◆ What is needed: Give the data below again exactly as written, without its pictures.

◆ Data section:
◆ ◆ ◆ ◆ ◆

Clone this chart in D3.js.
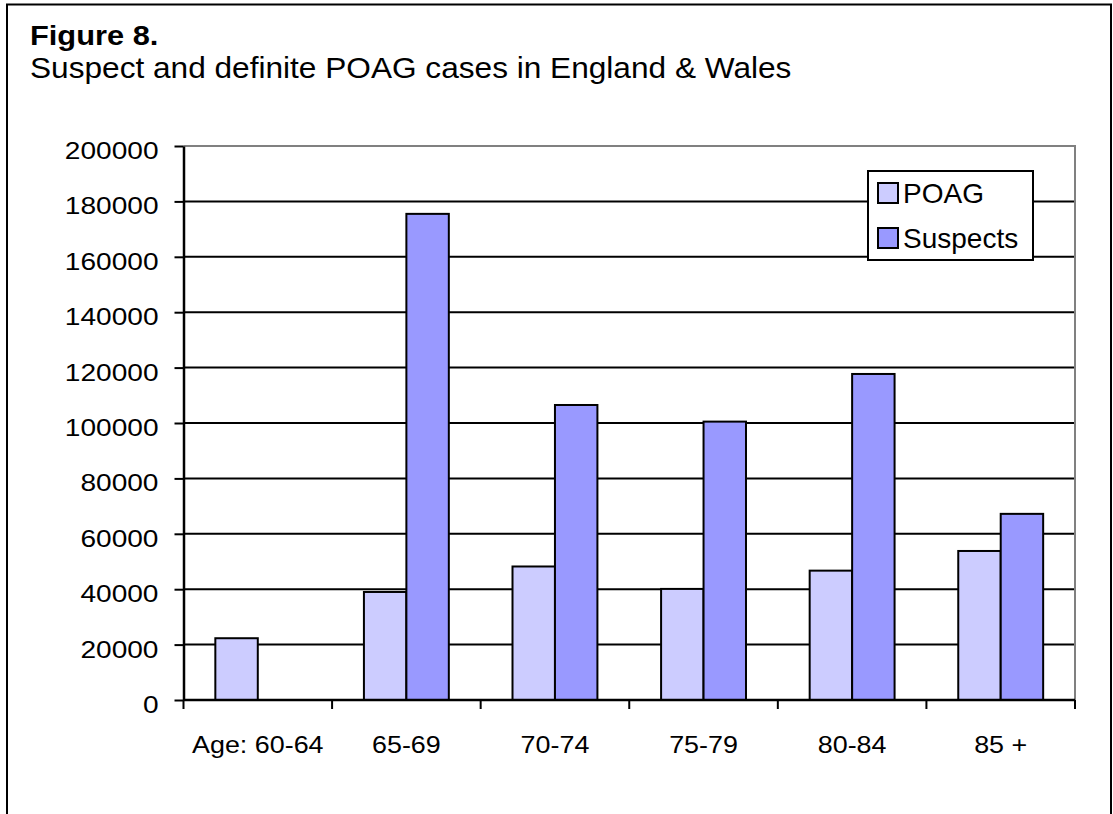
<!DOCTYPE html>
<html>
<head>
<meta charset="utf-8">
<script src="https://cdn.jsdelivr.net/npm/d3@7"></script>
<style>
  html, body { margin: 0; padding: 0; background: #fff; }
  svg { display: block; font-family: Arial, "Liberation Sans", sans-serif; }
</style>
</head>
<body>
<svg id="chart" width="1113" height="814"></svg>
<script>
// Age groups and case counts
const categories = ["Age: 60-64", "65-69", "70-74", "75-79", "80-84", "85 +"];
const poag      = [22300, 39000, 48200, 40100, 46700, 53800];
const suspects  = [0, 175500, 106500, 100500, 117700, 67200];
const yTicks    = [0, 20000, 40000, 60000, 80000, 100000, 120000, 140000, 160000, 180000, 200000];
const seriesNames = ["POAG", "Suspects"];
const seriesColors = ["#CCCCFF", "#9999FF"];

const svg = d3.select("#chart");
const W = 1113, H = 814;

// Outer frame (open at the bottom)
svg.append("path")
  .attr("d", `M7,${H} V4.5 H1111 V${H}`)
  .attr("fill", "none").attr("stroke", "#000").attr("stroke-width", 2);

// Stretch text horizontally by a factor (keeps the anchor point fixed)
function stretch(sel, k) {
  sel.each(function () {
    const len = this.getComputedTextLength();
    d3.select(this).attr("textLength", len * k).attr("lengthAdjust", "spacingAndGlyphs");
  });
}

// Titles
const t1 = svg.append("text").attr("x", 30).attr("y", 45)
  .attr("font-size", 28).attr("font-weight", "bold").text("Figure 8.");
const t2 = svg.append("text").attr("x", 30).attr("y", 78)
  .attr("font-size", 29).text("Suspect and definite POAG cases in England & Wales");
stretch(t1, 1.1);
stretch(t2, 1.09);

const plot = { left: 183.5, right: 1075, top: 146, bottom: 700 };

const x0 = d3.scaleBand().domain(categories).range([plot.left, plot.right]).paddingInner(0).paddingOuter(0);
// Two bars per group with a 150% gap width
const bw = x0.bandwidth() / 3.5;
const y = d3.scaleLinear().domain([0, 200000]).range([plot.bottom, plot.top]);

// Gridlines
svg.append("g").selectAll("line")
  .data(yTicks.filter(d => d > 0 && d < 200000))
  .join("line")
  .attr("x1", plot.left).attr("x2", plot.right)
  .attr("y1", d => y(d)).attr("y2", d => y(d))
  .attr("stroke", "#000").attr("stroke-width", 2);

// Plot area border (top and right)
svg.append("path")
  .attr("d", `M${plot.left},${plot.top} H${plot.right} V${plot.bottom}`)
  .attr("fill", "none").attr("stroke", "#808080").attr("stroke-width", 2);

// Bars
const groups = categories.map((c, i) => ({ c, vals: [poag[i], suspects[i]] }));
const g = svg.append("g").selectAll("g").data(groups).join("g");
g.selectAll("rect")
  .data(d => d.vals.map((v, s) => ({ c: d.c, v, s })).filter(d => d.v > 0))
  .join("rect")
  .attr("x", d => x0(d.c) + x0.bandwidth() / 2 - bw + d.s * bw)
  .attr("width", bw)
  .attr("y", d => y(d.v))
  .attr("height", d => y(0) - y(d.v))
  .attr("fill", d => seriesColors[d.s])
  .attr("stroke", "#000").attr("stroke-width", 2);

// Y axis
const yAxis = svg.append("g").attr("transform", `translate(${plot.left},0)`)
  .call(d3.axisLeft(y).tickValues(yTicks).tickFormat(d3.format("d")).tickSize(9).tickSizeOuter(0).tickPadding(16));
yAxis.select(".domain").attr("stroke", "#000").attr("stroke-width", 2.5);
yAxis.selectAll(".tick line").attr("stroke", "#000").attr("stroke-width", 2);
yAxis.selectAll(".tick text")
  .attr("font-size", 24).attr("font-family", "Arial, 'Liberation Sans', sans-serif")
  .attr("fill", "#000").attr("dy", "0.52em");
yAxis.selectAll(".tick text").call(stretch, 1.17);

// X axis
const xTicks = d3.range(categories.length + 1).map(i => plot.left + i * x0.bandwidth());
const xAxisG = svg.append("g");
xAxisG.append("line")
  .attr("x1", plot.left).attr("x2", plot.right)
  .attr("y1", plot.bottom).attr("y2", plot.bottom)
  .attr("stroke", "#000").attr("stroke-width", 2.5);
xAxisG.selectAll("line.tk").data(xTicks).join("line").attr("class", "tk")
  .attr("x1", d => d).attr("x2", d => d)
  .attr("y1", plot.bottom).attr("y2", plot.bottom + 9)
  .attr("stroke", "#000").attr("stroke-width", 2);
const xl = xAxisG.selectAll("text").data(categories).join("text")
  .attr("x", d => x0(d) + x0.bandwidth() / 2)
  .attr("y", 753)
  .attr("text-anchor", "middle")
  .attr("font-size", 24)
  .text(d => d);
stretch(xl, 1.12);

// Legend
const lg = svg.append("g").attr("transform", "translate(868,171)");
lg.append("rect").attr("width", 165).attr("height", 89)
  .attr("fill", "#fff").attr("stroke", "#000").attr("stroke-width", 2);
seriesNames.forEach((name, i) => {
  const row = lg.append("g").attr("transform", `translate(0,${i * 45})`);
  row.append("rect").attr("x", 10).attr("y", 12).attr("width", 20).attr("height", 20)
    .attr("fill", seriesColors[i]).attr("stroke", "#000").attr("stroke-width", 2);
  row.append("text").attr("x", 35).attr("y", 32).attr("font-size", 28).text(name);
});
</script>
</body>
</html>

◆ ◆ ◆ ◆ ◆

◆ Output:
Clone this chart in D3.js.
<!DOCTYPE html>
<html>
<head>
<meta charset="utf-8">
<script src="https://cdn.jsdelivr.net/npm/d3@7"></script>
<style>
  html, body { margin: 0; padding: 0; background: #fff; }
  svg { display: block; font-family: Arial, "Liberation Sans", sans-serif; }
</style>
</head>
<body>
<svg id="chart" width="1113" height="814"></svg>
<script>
// Age groups and case counts
const categories = ["Age: 60-64", "65-69", "70-74", "75-79", "80-84", "85 +"];
const poag      = [22300, 39000, 48200, 40100, 46700, 53800];
const suspects  = [0, 175500, 106500, 100500, 117700, 67200];
const yTicks    = [0, 20000, 40000, 60000, 80000, 100000, 120000, 140000, 160000, 180000, 200000];
const seriesNames = ["POAG", "Suspects"];
const seriesColors = ["#CCCCFF", "#9999FF"];

const svg = d3.select("#chart");
const W = 1113, H = 814;

// Outer frame (open at the bottom)
svg.append("path")
  .attr("d", `M7,${H} V4.5 H1111 V${H}`)
  .attr("fill", "none").attr("stroke", "#000").attr("stroke-width", 2);

// Stretch text horizontally by a factor (keeps the anchor point fixed)
function stretch(sel, k) {
  sel.each(function () {
    const len = this.getComputedTextLength();
    d3.select(this).attr("textLength", len * k).attr("lengthAdjust", "spacingAndGlyphs");
  });
}

// Titles
const t1 = svg.append("text").attr("x", 30).attr("y", 45)
  .attr("font-size", 28).attr("font-weight", "bold").text("Figure 8.");
const t2 = svg.append("text").attr("x", 30).attr("y", 78)
  .attr("font-size", 29).text("Suspect and definite POAG cases in England & Wales");
stretch(t1, 1.1);
stretch(t2, 1.09);

const plot = { left: 183.5, right: 1075, top: 146, bottom: 700 };

const x0 = d3.scaleBand().domain(categories).range([plot.left, plot.right]).paddingInner(0).paddingOuter(0);
// Two bars per group with a 150% gap width
const bw = x0.bandwidth() / 3.5;
const y = d3.scaleLinear().domain([0, 200000]).range([plot.bottom, plot.top]);

// Gridlines
svg.append("g").selectAll("line")
  .data(yTicks.filter(d => d > 0 && d < 200000))
  .join("line")
  .attr("x1", plot.left).attr("x2", plot.right)
  .attr("y1", d => y(d)).attr("y2", d => y(d))
  .attr("stroke", "#000").attr("stroke-width", 2);

// Plot area border (top and right)
svg.append("path")
  .attr("d", `M${plot.left},${plot.top} H${plot.right} V${plot.bottom}`)
  .attr("fill", "none").attr("stroke", "#808080").attr("stroke-width", 2);

// Bars
const groups = categories.map((c, i) => ({ c, vals: [poag[i], suspects[i]] }));
const g = svg.append("g").selectAll("g").data(groups).join("g");
g.selectAll("rect")
  .data(d => d.vals.map((v, s) => ({ c: d.c, v, s })).filter(d => d.v > 0))
  .join("rect")
  .attr("x", d => x0(d.c) + x0.bandwidth() / 2 - bw + d.s * bw)
  .attr("width", bw)
  .attr("y", d => y(d.v))
  .attr("height", d => y(0) - y(d.v))
  .attr("fill", d => seriesColors[d.s])
  .attr("stroke", "#000").attr("stroke-width", 2);

// Y axis
const yAxis = svg.append("g").attr("transform", `translate(${plot.left},0)`)
  .call(d3.axisLeft(y).tickValues(yTicks).tickFormat(d3.format("d")).tickSize(9).tickSizeOuter(0).tickPadding(16));
yAxis.select(".domain").attr("stroke", "#000").attr("stroke-width", 2.5);
yAxis.selectAll(".tick line").attr("stroke", "#000").attr("stroke-width", 2);
yAxis.selectAll(".tick text")
  .attr("font-size", 24).attr("font-family", "Arial, 'Liberation Sans', sans-serif")
  .attr("fill", "#000").attr("dy", "0.52em");
yAxis.selectAll(".tick text").call(stretch, 1.17);

// X axis
const xTicks = d3.range(categories.length + 1).map(i => plot.left + i * x0.bandwidth());
const xAxisG = svg.append("g");
xAxisG.append("line")
  .attr("x1", plot.left).attr("x2", plot.right)
  .attr("y1", plot.bottom).attr("y2", plot.bottom)
  .attr("stroke", "#000").attr("stroke-width", 2.5);
xAxisG.selectAll("line.tk").data(xTicks).join("line").attr("class", "tk")
  .attr("x1", d => d).attr("x2", d => d)
  .attr("y1", plot.bottom).attr("y2", plot.bottom + 9)
  .attr("stroke", "#000").attr("stroke-width", 2);
const xl = xAxisG.selectAll("text").data(categories).join("text")
  .attr("x", d => x0(d) + x0.bandwidth() / 2)
  .attr("y", 753)
  .attr("text-anchor", "middle")
  .attr("font-size", 24)
  .text(d => d);
stretch(xl, 1.12);

// Legend
const lg = svg.append("g").attr("transform", "translate(868,171)");
lg.append("rect").attr("width", 165).attr("height", 89)
  .attr("fill", "#fff").attr("stroke", "#000").attr("stroke-width", 2);
seriesNames.forEach((name, i) => {
  const row = lg.append("g").attr("transform", `translate(0,${i * 45})`);
  row.append("rect").attr("x", 10).attr("y", 12).attr("width", 20).attr("height", 20)
    .attr("fill", seriesColors[i]).attr("stroke", "#000").attr("stroke-width", 2);
  row.append("text").attr("x", 35).attr("y", 32).attr("font-size", 28).text(name);
});
</script>
</body>
</html>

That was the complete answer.